> [Objective]: Retype the complete listing exactly as it appears.

> [Data provided]:
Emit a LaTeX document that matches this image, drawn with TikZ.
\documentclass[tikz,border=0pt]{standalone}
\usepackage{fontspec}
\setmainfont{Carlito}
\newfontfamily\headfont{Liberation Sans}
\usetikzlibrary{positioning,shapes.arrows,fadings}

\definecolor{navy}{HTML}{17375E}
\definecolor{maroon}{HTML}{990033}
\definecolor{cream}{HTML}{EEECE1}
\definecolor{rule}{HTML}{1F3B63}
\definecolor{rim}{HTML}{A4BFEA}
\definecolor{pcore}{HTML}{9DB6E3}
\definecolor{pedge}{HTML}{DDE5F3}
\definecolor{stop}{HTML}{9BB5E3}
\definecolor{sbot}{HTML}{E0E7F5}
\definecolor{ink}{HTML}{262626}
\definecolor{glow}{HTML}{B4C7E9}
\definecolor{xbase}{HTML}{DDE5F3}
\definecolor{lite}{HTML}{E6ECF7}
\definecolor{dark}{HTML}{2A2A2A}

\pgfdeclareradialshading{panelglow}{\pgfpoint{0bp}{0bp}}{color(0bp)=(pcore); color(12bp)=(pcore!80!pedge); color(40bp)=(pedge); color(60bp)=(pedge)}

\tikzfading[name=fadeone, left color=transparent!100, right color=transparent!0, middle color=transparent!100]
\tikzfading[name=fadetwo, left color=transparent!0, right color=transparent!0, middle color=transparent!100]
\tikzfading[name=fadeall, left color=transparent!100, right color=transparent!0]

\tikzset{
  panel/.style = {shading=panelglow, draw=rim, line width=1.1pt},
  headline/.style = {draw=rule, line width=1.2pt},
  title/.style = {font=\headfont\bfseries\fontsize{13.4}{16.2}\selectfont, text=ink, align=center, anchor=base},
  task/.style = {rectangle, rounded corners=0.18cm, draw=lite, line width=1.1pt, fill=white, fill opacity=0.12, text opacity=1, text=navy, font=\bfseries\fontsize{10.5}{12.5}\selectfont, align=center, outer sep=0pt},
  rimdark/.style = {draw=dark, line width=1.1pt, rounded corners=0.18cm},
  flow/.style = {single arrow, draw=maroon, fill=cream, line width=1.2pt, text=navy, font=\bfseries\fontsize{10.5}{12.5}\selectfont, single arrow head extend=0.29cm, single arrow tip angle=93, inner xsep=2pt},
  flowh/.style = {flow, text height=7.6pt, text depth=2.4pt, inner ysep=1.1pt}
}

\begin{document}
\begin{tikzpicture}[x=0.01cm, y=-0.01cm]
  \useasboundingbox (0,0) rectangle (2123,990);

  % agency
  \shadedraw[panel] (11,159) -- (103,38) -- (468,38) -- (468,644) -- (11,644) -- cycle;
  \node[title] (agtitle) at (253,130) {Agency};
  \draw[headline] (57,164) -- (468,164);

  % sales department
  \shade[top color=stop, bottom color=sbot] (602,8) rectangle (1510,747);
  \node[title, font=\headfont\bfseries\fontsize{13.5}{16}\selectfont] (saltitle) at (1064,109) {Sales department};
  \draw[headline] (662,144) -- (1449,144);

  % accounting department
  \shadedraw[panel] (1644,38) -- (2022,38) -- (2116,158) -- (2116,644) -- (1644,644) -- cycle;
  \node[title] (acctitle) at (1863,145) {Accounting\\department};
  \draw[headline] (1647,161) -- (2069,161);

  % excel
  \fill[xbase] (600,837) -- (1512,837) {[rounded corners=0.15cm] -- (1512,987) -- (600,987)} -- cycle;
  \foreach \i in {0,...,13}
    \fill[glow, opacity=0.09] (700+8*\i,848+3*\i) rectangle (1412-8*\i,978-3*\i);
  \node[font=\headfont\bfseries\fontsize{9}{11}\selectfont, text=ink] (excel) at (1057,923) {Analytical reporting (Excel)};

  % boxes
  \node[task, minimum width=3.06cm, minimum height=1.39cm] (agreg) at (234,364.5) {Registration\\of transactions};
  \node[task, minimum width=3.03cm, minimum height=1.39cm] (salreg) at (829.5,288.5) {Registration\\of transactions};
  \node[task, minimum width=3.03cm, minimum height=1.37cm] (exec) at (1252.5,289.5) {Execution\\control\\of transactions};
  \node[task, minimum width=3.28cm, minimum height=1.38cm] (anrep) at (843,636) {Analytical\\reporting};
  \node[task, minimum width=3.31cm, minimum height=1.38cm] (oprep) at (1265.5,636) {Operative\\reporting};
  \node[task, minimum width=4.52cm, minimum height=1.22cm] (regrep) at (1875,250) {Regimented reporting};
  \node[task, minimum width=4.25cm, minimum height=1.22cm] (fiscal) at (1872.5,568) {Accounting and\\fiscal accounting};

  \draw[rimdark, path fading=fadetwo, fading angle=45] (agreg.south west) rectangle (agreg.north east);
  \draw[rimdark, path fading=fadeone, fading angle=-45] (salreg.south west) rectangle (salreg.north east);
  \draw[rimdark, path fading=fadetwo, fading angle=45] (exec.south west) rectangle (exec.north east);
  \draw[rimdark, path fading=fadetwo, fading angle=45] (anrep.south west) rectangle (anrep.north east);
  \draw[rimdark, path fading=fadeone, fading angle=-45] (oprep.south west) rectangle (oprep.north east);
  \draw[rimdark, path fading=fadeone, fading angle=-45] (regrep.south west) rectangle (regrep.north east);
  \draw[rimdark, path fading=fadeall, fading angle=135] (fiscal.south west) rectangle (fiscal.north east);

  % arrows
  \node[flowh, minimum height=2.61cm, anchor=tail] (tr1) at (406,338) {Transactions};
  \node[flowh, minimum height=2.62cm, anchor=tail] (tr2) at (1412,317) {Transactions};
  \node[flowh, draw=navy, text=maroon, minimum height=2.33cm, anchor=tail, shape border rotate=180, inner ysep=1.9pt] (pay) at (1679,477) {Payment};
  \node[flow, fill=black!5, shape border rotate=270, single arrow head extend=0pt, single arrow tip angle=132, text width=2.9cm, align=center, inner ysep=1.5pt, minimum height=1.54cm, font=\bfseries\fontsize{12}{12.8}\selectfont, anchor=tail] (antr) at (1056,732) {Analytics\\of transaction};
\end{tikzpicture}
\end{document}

> [Full response]:
Emit a LaTeX document that matches this image, drawn with TikZ.
\documentclass[tikz,border=0pt]{standalone}
\usepackage{fontspec}
\setmainfont{Carlito}
\newfontfamily\headfont{Liberation Sans}
\usetikzlibrary{positioning,shapes.arrows,fadings}

\definecolor{navy}{HTML}{17375E}
\definecolor{maroon}{HTML}{990033}
\definecolor{cream}{HTML}{EEECE1}
\definecolor{rule}{HTML}{1F3B63}
\definecolor{rim}{HTML}{A4BFEA}
\definecolor{pcore}{HTML}{9DB6E3}
\definecolor{pedge}{HTML}{DDE5F3}
\definecolor{stop}{HTML}{9BB5E3}
\definecolor{sbot}{HTML}{E0E7F5}
\definecolor{ink}{HTML}{262626}
\definecolor{glow}{HTML}{B4C7E9}
\definecolor{xbase}{HTML}{DDE5F3}
\definecolor{lite}{HTML}{E6ECF7}
\definecolor{dark}{HTML}{2A2A2A}

\pgfdeclareradialshading{panelglow}{\pgfpoint{0bp}{0bp}}{color(0bp)=(pcore); color(12bp)=(pcore!80!pedge); color(40bp)=(pedge); color(60bp)=(pedge)}

\tikzfading[name=fadeone, left color=transparent!100, right color=transparent!0, middle color=transparent!100]
\tikzfading[name=fadetwo, left color=transparent!0, right color=transparent!0, middle color=transparent!100]
\tikzfading[name=fadeall, left color=transparent!100, right color=transparent!0]

\tikzset{
  panel/.style = {shading=panelglow, draw=rim, line width=1.1pt},
  headline/.style = {draw=rule, line width=1.2pt},
  title/.style = {font=\headfont\bfseries\fontsize{13.4}{16.2}\selectfont, text=ink, align=center, anchor=base},
  task/.style = {rectangle, rounded corners=0.18cm, draw=lite, line width=1.1pt, fill=white, fill opacity=0.12, text opacity=1, text=navy, font=\bfseries\fontsize{10.5}{12.5}\selectfont, align=center, outer sep=0pt},
  rimdark/.style = {draw=dark, line width=1.1pt, rounded corners=0.18cm},
  flow/.style = {single arrow, draw=maroon, fill=cream, line width=1.2pt, text=navy, font=\bfseries\fontsize{10.5}{12.5}\selectfont, single arrow head extend=0.29cm, single arrow tip angle=93, inner xsep=2pt},
  flowh/.style = {flow, text height=7.6pt, text depth=2.4pt, inner ysep=1.1pt}
}

\begin{document}
\begin{tikzpicture}[x=0.01cm, y=-0.01cm]
  \useasboundingbox (0,0) rectangle (2123,990);

  % agency
  \shadedraw[panel] (11,159) -- (103,38) -- (468,38) -- (468,644) -- (11,644) -- cycle;
  \node[title] (agtitle) at (253,130) {Agency};
  \draw[headline] (57,164) -- (468,164);

  % sales department
  \shade[top color=stop, bottom color=sbot] (602,8) rectangle (1510,747);
  \node[title, font=\headfont\bfseries\fontsize{13.5}{16}\selectfont] (saltitle) at (1064,109) {Sales department};
  \draw[headline] (662,144) -- (1449,144);

  % accounting department
  \shadedraw[panel] (1644,38) -- (2022,38) -- (2116,158) -- (2116,644) -- (1644,644) -- cycle;
  \node[title] (acctitle) at (1863,145) {Accounting\\department};
  \draw[headline] (1647,161) -- (2069,161);

  % excel
  \fill[xbase] (600,837) -- (1512,837) {[rounded corners=0.15cm] -- (1512,987) -- (600,987)} -- cycle;
  \foreach \i in {0,...,13}
    \fill[glow, opacity=0.09] (700+8*\i,848+3*\i) rectangle (1412-8*\i,978-3*\i);
  \node[font=\headfont\bfseries\fontsize{9}{11}\selectfont, text=ink] (excel) at (1057,923) {Analytical reporting (Excel)};

  % boxes
  \node[task, minimum width=3.06cm, minimum height=1.39cm] (agreg) at (234,364.5) {Registration\\of transactions};
  \node[task, minimum width=3.03cm, minimum height=1.39cm] (salreg) at (829.5,288.5) {Registration\\of transactions};
  \node[task, minimum width=3.03cm, minimum height=1.37cm] (exec) at (1252.5,289.5) {Execution\\control\\of transactions};
  \node[task, minimum width=3.28cm, minimum height=1.38cm] (anrep) at (843,636) {Analytical\\reporting};
  \node[task, minimum width=3.31cm, minimum height=1.38cm] (oprep) at (1265.5,636) {Operative\\reporting};
  \node[task, minimum width=4.52cm, minimum height=1.22cm] (regrep) at (1875,250) {Regimented reporting};
  \node[task, minimum width=4.25cm, minimum height=1.22cm] (fiscal) at (1872.5,568) {Accounting and\\fiscal accounting};

  \draw[rimdark, path fading=fadetwo, fading angle=45] (agreg.south west) rectangle (agreg.north east);
  \draw[rimdark, path fading=fadeone, fading angle=-45] (salreg.south west) rectangle (salreg.north east);
  \draw[rimdark, path fading=fadetwo, fading angle=45] (exec.south west) rectangle (exec.north east);
  \draw[rimdark, path fading=fadetwo, fading angle=45] (anrep.south west) rectangle (anrep.north east);
  \draw[rimdark, path fading=fadeone, fading angle=-45] (oprep.south west) rectangle (oprep.north east);
  \draw[rimdark, path fading=fadeone, fading angle=-45] (regrep.south west) rectangle (regrep.north east);
  \draw[rimdark, path fading=fadeall, fading angle=135] (fiscal.south west) rectangle (fiscal.north east);

  % arrows
  \node[flowh, minimum height=2.61cm, anchor=tail] (tr1) at (406,338) {Transactions};
  \node[flowh, minimum height=2.62cm, anchor=tail] (tr2) at (1412,317) {Transactions};
  \node[flowh, draw=navy, text=maroon, minimum height=2.33cm, anchor=tail, shape border rotate=180, inner ysep=1.9pt] (pay) at (1679,477) {Payment};
  \node[flow, fill=black!5, shape border rotate=270, single arrow head extend=0pt, single arrow tip angle=132, text width=2.9cm, align=center, inner ysep=1.5pt, minimum height=1.54cm, font=\bfseries\fontsize{12}{12.8}\selectfont, anchor=tail] (antr) at (1056,732) {Analytics\\of transaction};
\end{tikzpicture}
\end{document}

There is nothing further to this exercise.